In the actual argument in public life, as opposed to the sort of things that might go on in philosophy classrooms, I didn't think that people were tempted to think that torture might in certain circumstances be permissible because they had been convinced by a consequentialist.

It's true they thought the consequences of not permitting torture might be truly horrible, but it was my impression that they thought that torture would then be the lesser evil. And they meant it as an evil.

Whereas a consequentialist, if he's a strict consequentialist, can't think that something you're morally obliged to do in order to prevent these terrible consequences can itself be an evil...

[On torture not working] There's some controversy about that. Michael Ignatieff did make the observation: If torture is so ineffective how come people keep wanting to use it?

But supposing it's true that it doesn't for the most part work. It probably would work if the people who were doing the torturing threatened to torture the victim's children or wife if he led them up a garden path.

It's very interesting actually because some people say there are no moral absolutes, but everybody wants to stop somewhere...

The people who felt incredulous that torture was as they put it again on the agenda had the idea that there ought to be some things that are undiscussable. Now that of course very seriously offends liberal instincts because the thought is everything should be discussable.

But as a matter of fact and this is where philosophers can just remind people of some things, society is to some degree defined by what is undiscussable. For example in our society it's undiscussable whether we should enslave our black population. The point here is not that we have on balance thought it's a bad thing - it's just not an option. The things that we find undiscussable are things for which we treat as having no two sides.

Nobody thinks in our society that it's discussable whether homesexual should be publicly castrated.

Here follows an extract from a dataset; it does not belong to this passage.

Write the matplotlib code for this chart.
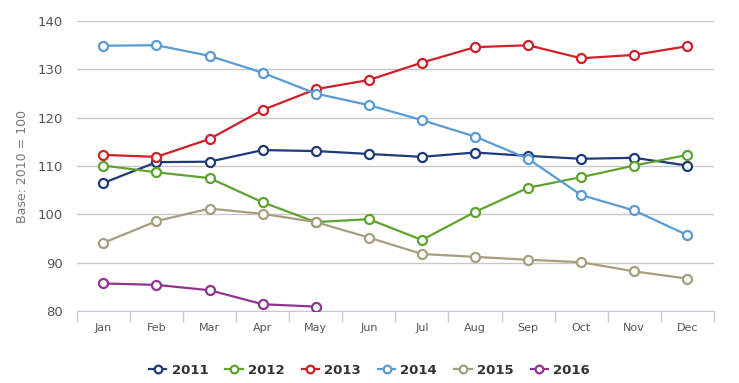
import numpy as np
import matplotlib.pyplot as plt

months = ['Jan', 'Feb', 'Mar', 'Apr', 'May', 'Jun', 'Jul', 'Aug', 'Sep', 'Oct', 'Nov', 'Dec']
years = ['2011', '2012', '2013', '2014', '2015', '2016']
v2011 = [106.5, 110.8, 110.9, 113.3, 113.1, 112.5, 111.9, 112.8, 112.1, 111.5, 111.7, 110.1]
v2012 = [110.1, 108.7, 107.5, 102.5, 98.4, 99.0, 94.7, 100.5, 105.5, 107.7, 110.1, 112.3]
v2013 = [112.3, 111.9, 115.6, 121.6, 125.9, 127.8, 131.4, 134.6, 135.0, 132.3, 133.0, 134.8]
v2014 = [134.9, 135.0, 132.8, 129.3, 125.0, 122.6, 119.5, 116.1, 111.5, 104.0, 100.8, 95.7]
v2015 = [94.1, 98.6, 101.2, 100.1, 98.4, 95.2, 91.8, 91.2, 90.6, 90.1, 88.2, 86.7]
v2016 = [85.7, 85.4, 84.3, 81.4, 80.9]

series = [v2011, v2012, v2013, v2014, v2015, v2016]
colors = ['#1f3a78', '#5ea32c', '#d0202a', '#5a9bd5', '#a39f7f', '#8e3590']

fig = plt.figure(figsize=(7.39, 3.83), dpi=100)
ax = fig.add_axes([0.104, 0.188, 0.862, 0.757])

for name, vals, c in zip(years, series, colors):
    x = np.arange(len(vals))
    ax.plot(x, vals, color=c, lw=1.6, marker='o', ms=6.5, mfc='white',
            mec=c, mew=1.6, label=name, zorder=3)

ax.set_xlim(-0.5, 11.5)
ax.set_ylim(80, 140)
ax.set_yticks(np.arange(80, 141, 10))
ax.set_xticks(np.arange(12))
ax.set_xticklabels(months)
ax.set_xticks(np.arange(-0.5, 12, 1), minor=True)
ax.tick_params(axis='x', which='major', length=0, pad=9, labelsize=8, labelcolor='#555555')
ax.tick_params(axis='x', which='minor', length=8, color='#c0cad8', width=1)
ax.tick_params(axis='y', length=0, pad=10, labelsize=9.5, labelcolor='#555555')
ax.grid(axis='y', color='#c8c8c8', lw=1)
for s in ['top', 'right', 'left']:
    ax.spines[s].set_visible(False)
ax.spines['bottom'].set_color('#c0cad8')
ax.set_ylabel('Base: 2010 = 100', color='#777777', fontsize=9, labelpad=6)

leg = fig.legend(loc='lower center', bbox_to_anchor=(0.5, -0.015), ncol=6, frameon=False,
                 fontsize=9.5, handlelength=1.3, columnspacing=1.3, handletextpad=0.4,
                 markerscale=0.85)
for t in leg.get_texts():
    t.set_fontweight('bold')
    t.set_color('#333333')

fig.savefig('out.png', dpi=100)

Or even take a much more modest example - nobody thinks it's publicly discussable whether politicians should routinely be up for assassination.

Now there are people who live in the society who come from countries that do believe that and someone who came from another country might think that's a bad way to live and I would much rather live here but that person who thinks on the whole that's a bad way to live and I've seen is not like a person for whom it's never been an option.

So this has enormous implications for the idea of what would count as a sober discussion."